Begin

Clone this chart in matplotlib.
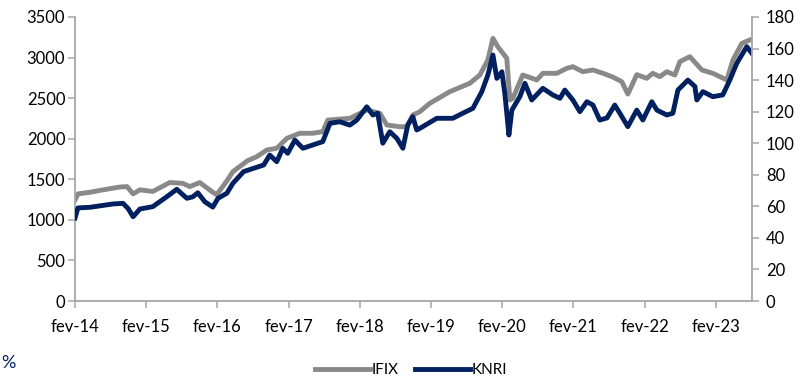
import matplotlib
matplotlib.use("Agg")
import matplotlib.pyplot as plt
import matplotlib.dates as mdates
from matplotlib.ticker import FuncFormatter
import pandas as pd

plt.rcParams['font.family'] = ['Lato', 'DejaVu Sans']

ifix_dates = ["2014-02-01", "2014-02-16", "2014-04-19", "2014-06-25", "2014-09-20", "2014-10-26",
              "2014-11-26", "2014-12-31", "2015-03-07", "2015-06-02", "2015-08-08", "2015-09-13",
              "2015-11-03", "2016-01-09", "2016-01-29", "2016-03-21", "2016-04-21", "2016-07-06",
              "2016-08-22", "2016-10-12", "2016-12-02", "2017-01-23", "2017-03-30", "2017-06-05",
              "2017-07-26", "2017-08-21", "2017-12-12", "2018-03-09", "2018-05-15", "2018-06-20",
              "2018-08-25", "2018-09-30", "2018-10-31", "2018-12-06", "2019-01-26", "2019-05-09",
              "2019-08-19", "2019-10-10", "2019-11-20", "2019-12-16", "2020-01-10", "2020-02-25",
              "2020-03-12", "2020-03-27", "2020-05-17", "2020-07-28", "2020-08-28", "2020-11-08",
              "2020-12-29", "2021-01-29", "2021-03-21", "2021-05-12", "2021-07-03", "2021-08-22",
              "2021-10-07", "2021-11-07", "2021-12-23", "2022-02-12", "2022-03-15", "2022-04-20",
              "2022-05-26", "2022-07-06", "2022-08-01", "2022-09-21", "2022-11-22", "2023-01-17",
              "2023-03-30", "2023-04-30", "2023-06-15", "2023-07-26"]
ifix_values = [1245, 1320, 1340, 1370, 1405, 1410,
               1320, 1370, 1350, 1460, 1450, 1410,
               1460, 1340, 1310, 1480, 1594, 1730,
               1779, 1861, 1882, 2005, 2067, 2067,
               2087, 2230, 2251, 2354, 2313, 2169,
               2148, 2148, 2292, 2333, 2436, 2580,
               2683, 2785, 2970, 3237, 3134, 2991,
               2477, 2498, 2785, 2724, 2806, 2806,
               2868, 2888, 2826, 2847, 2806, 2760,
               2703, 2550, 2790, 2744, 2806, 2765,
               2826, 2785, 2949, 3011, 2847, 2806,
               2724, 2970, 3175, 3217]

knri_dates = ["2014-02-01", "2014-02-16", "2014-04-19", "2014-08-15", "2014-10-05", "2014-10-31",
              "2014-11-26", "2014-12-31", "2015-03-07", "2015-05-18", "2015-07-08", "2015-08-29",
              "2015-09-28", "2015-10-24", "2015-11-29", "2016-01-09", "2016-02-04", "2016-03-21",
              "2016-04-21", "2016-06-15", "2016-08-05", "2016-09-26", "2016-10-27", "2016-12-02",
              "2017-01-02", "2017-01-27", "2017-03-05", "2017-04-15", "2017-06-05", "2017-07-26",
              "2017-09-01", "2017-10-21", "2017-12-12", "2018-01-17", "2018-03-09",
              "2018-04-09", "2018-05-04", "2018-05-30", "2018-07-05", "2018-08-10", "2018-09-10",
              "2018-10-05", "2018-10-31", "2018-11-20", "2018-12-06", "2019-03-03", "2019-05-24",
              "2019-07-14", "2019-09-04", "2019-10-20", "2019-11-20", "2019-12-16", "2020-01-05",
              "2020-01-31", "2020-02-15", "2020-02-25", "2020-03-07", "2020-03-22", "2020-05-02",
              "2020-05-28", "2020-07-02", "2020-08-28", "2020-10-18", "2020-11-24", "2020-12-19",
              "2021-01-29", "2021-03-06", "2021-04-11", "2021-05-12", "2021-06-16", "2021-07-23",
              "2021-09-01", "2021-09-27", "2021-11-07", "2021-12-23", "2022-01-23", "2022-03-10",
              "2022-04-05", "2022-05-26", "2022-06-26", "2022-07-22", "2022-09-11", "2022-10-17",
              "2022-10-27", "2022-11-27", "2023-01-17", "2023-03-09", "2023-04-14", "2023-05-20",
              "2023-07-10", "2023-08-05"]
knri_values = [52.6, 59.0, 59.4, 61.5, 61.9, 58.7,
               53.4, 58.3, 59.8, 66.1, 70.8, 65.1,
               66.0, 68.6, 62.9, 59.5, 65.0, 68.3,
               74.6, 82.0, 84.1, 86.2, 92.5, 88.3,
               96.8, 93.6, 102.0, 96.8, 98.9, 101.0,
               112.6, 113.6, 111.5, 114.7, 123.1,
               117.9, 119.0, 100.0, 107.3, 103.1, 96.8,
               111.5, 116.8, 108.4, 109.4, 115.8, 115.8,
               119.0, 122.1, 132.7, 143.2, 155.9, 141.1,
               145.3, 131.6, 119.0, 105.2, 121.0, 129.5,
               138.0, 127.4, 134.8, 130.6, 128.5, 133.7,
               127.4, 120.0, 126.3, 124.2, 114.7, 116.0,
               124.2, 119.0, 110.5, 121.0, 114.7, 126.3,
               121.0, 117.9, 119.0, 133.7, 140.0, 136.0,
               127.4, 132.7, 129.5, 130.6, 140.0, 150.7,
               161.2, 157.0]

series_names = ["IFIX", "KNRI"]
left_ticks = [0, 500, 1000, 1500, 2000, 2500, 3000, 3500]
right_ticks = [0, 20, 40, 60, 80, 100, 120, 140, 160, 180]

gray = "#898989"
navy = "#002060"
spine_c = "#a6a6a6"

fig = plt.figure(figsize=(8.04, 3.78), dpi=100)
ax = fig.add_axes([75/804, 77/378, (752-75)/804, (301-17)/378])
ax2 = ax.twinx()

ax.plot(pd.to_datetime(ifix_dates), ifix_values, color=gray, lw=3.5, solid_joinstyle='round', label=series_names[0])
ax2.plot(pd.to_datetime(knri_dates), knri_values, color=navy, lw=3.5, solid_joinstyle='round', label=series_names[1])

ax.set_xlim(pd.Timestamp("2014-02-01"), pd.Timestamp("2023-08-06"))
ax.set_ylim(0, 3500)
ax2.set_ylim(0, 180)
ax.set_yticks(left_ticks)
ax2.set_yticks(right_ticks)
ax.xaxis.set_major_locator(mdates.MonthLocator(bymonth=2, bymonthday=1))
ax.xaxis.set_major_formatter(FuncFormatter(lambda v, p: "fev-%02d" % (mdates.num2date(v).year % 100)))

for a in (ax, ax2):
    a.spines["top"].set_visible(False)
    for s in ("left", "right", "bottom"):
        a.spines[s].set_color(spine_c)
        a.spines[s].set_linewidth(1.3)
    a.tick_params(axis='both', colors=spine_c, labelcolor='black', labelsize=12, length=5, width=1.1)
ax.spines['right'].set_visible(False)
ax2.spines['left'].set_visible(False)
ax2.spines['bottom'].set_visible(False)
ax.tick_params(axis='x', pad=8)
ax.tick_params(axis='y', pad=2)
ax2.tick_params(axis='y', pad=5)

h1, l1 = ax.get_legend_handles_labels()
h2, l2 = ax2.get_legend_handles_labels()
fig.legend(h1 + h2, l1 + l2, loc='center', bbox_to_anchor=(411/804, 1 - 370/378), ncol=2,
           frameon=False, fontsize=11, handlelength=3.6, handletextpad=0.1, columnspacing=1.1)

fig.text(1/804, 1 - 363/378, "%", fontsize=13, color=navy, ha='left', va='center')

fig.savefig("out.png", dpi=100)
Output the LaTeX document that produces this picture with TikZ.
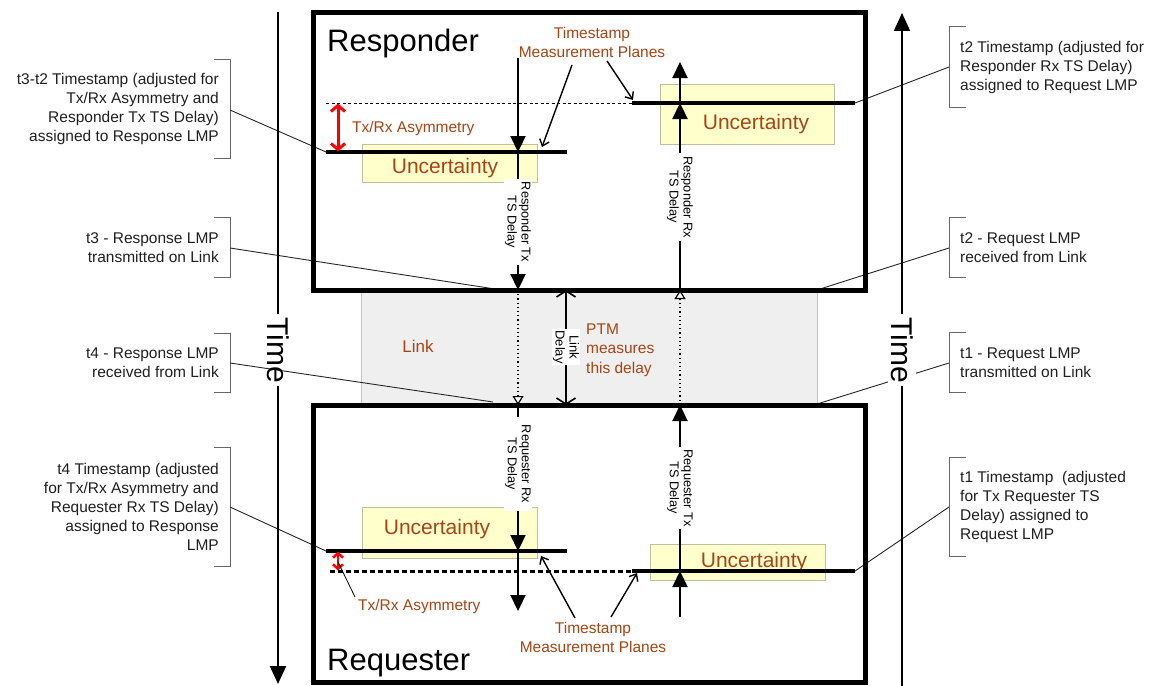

End

TASK BRIEF –
Print all of the entries word for word. Omit the pictures they contain.

FINAL RESULT –
Clone this chart in matplotlib.
import matplotlib
matplotlib.use("Agg")
import matplotlib.pyplot as plt
import matplotlib.dates as mdates
from matplotlib.ticker import FuncFormatter
import pandas as pd

plt.rcParams['font.family'] = ['Lato', 'DejaVu Sans']

ifix_dates = ["2014-02-01", "2014-02-16", "2014-04-19", "2014-06-25", "2014-09-20", "2014-10-26",
              "2014-11-26", "2014-12-31", "2015-03-07", "2015-06-02", "2015-08-08", "2015-09-13",
              "2015-11-03", "2016-01-09", "2016-01-29", "2016-03-21", "2016-04-21", "2016-07-06",
              "2016-08-22", "2016-10-12", "2016-12-02", "2017-01-23", "2017-03-30", "2017-06-05",
              "2017-07-26", "2017-08-21", "2017-12-12", "2018-03-09", "2018-05-15", "2018-06-20",
              "2018-08-25", "2018-09-30", "2018-10-31", "2018-12-06", "2019-01-26", "2019-05-09",
              "2019-08-19", "2019-10-10", "2019-11-20", "2019-12-16", "2020-01-10", "2020-02-25",
              "2020-03-12", "2020-03-27", "2020-05-17", "2020-07-28", "2020-08-28", "2020-11-08",
              "2020-12-29", "2021-01-29", "2021-03-21", "2021-05-12", "2021-07-03", "2021-08-22",
              "2021-10-07", "2021-11-07", "2021-12-23", "2022-02-12", "2022-03-15", "2022-04-20",
              "2022-05-26", "2022-07-06", "2022-08-01", "2022-09-21", "2022-11-22", "2023-01-17",
              "2023-03-30", "2023-04-30", "2023-06-15", "2023-07-26"]
ifix_values = [1245, 1320, 1340, 1370, 1405, 1410,
               1320, 1370, 1350, 1460, 1450, 1410,
               1460, 1340, 1310, 1480, 1594, 1730,
               1779, 1861, 1882, 2005, 2067, 2067,
               2087, 2230, 2251, 2354, 2313, 2169,
               2148, 2148, 2292, 2333, 2436, 2580,
               2683, 2785, 2970, 3237, 3134, 2991,
               2477, 2498, 2785, 2724, 2806, 2806,
               2868, 2888, 2826, 2847, 2806, 2760,
               2703, 2550, 2790, 2744, 2806, 2765,
               2826, 2785, 2949, 3011, 2847, 2806,
               2724, 2970, 3175, 3217]

knri_dates = ["2014-02-01", "2014-02-16", "2014-04-19", "2014-08-15", "2014-10-05", "2014-10-31",
              "2014-11-26", "2014-12-31", "2015-03-07", "2015-05-18", "2015-07-08", "2015-08-29",
              "2015-09-28", "2015-10-24", "2015-11-29", "2016-01-09", "2016-02-04", "2016-03-21",
              "2016-04-21", "2016-06-15", "2016-08-05", "2016-09-26", "2016-10-27", "2016-12-02",
              "2017-01-02", "2017-01-27", "2017-03-05", "2017-04-15", "2017-06-05", "2017-07-26",
              "2017-09-01", "2017-10-21", "2017-12-12", "2018-01-17", "2018-03-09",
              "2018-04-09", "2018-05-04", "2018-05-30", "2018-07-05", "2018-08-10", "2018-09-10",
              "2018-10-05", "2018-10-31", "2018-11-20", "2018-12-06", "2019-03-03", "2019-05-24",
              "2019-07-14", "2019-09-04", "2019-10-20", "2019-11-20", "2019-12-16", "2020-01-05",
              "2020-01-31", "2020-02-15", "2020-02-25", "2020-03-07", "2020-03-22", "2020-05-02",
              "2020-05-28", "2020-07-02", "2020-08-28", "2020-10-18", "2020-11-24", "2020-12-19",
              "2021-01-29", "2021-03-06", "2021-04-11", "2021-05-12", "2021-06-16", "2021-07-23",
              "2021-09-01", "2021-09-27", "2021-11-07", "2021-12-23", "2022-01-23", "2022-03-10",
              "2022-04-05", "2022-05-26", "2022-06-26", "2022-07-22", "2022-09-11", "2022-10-17",
              "2022-10-27", "2022-11-27", "2023-01-17", "2023-03-09", "2023-04-14", "2023-05-20",
              "2023-07-10", "2023-08-05"]
knri_values = [52.6, 59.0, 59.4, 61.5, 61.9, 58.7,
               53.4, 58.3, 59.8, 66.1, 70.8, 65.1,
               66.0, 68.6, 62.9, 59.5, 65.0, 68.3,
               74.6, 82.0, 84.1, 86.2, 92.5, 88.3,
               96.8, 93.6, 102.0, 96.8, 98.9, 101.0,
               112.6, 113.6, 111.5, 114.7, 123.1,
               117.9, 119.0, 100.0, 107.3, 103.1, 96.8,
               111.5, 116.8, 108.4, 109.4, 115.8, 115.8,
               119.0, 122.1, 132.7, 143.2, 155.9, 141.1,
               145.3, 131.6, 119.0, 105.2, 121.0, 129.5,
               138.0, 127.4, 134.8, 130.6, 128.5, 133.7,
               127.4, 120.0, 126.3, 124.2, 114.7, 116.0,
               124.2, 119.0, 110.5, 121.0, 114.7, 126.3,
               121.0, 117.9, 119.0, 133.7, 140.0, 136.0,
               127.4, 132.7, 129.5, 130.6, 140.0, 150.7,
               161.2, 157.0]

series_names = ["IFIX", "KNRI"]
left_ticks = [0, 500, 1000, 1500, 2000, 2500, 3000, 3500]
right_ticks = [0, 20, 40, 60, 80, 100, 120, 140, 160, 180]

gray = "#898989"
navy = "#002060"
spine_c = "#a6a6a6"

fig = plt.figure(figsize=(8.04, 3.78), dpi=100)
ax = fig.add_axes([75/804, 77/378, (752-75)/804, (301-17)/378])
ax2 = ax.twinx()

ax.plot(pd.to_datetime(ifix_dates), ifix_values, color=gray, lw=3.5, solid_joinstyle='round', label=series_names[0])
ax2.plot(pd.to_datetime(knri_dates), knri_values, color=navy, lw=3.5, solid_joinstyle='round', label=series_names[1])

ax.set_xlim(pd.Timestamp("2014-02-01"), pd.Timestamp("2023-08-06"))
ax.set_ylim(0, 3500)
ax2.set_ylim(0, 180)
ax.set_yticks(left_ticks)
ax2.set_yticks(right_ticks)
ax.xaxis.set_major_locator(mdates.MonthLocator(bymonth=2, bymonthday=1))
ax.xaxis.set_major_formatter(FuncFormatter(lambda v, p: "fev-%02d" % (mdates.num2date(v).year % 100)))

for a in (ax, ax2):
    a.spines["top"].set_visible(False)
    for s in ("left", "right", "bottom"):
        a.spines[s].set_color(spine_c)
        a.spines[s].set_linewidth(1.3)
    a.tick_params(axis='both', colors=spine_c, labelcolor='black', labelsize=12, length=5, width=1.1)
ax.spines['right'].set_visible(False)
ax2.spines['left'].set_visible(False)
ax2.spines['bottom'].set_visible(False)
ax.tick_params(axis='x', pad=8)
ax.tick_params(axis='y', pad=2)
ax2.tick_params(axis='y', pad=5)

h1, l1 = ax.get_legend_handles_labels()
h2, l2 = ax2.get_legend_handles_labels()
fig.legend(h1 + h2, l1 + l2, loc='center', bbox_to_anchor=(411/804, 1 - 370/378), ncol=2,
           frameon=False, fontsize=11, handlelength=3.6, handletextpad=0.1, columnspacing=1.1)

fig.text(1/804, 1 - 363/378, "%", fontsize=13, color=navy, ha='left', va='center')

fig.savefig("out.png", dpi=100)
Output the LaTeX document that produces this picture with TikZ.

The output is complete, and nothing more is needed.